To successfully initiate sleep, as described in chapter 2, your core temperature needs to decrease by 2 to 3 degrees Fahrenheit, or about 1 degree Celsius. For this reason, you will always find it easier to fall asleep in a room that is too cold than too hot, since a room that is too cold is at least dragging your brain and body in the correct (downward) temperature direction for sleep.
The decrease in core temperature is detected by a group of thermosensitive cells situated in the center of your brain within the hypothalamus. Those cells live right next door to the twenty-four-hour clock of the suprachiasmatic nucleus in the brain, and for good reason. Once core temperature dips below a threshold in the evening, the thermosensitive cells quickly deliver a neighborly message to the suprachiasmatic nucleus. The memo adds to that of naturally fading light, informing the suprachiasmatic nucleus to initiate the evening surge in melatonin, and with it, the timed ordering of sleep. Your nocturnal melatonin levels are therefore controlled not only by the loss of daylight at dusk, but also the drop in temperature that coincides with the setting sun. Environmental light and temperature therefore synergistically, though independently, dictate nightly melatonin levels and sculpt the ideal timing of sleep.

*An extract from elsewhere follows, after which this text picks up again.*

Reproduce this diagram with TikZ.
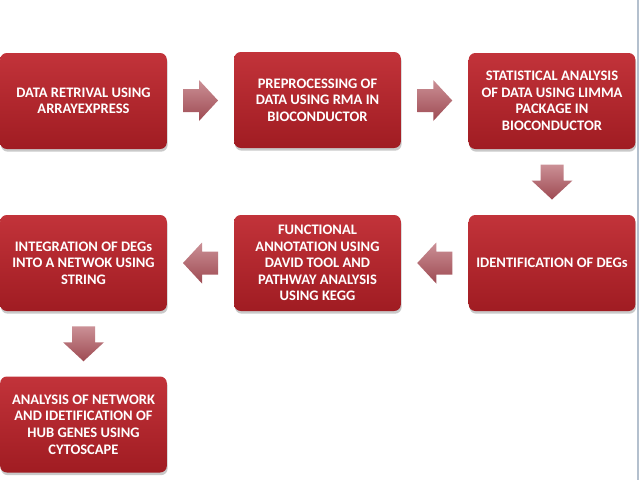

Your body is not passive in letting the cool of night lull it into sleep, but actively participates. One way you control your core body temperature is using the surface of your skin. Most of the thermic work is performed by three parts of your body in particular: your hands, your feet, and your head. All three areas are rich in crisscrossing blood vessels, known as the arteriovenous anastomoses, that lie close to the skin’s surface. Like stretching clothes over a drying line, this mass of vessels will allow blood to be spread across a large surface area of skin and come in close contact with the air that surrounds it. The hands, feet, and head are therefore remarkably efficient radiating devices that, just prior to sleep onset, jettison body heat in a massive thermal venting session so as to drop your core body temperature. Warm hands and feet help your body’s core cool, inducing inviting sleep quickly and efficiently.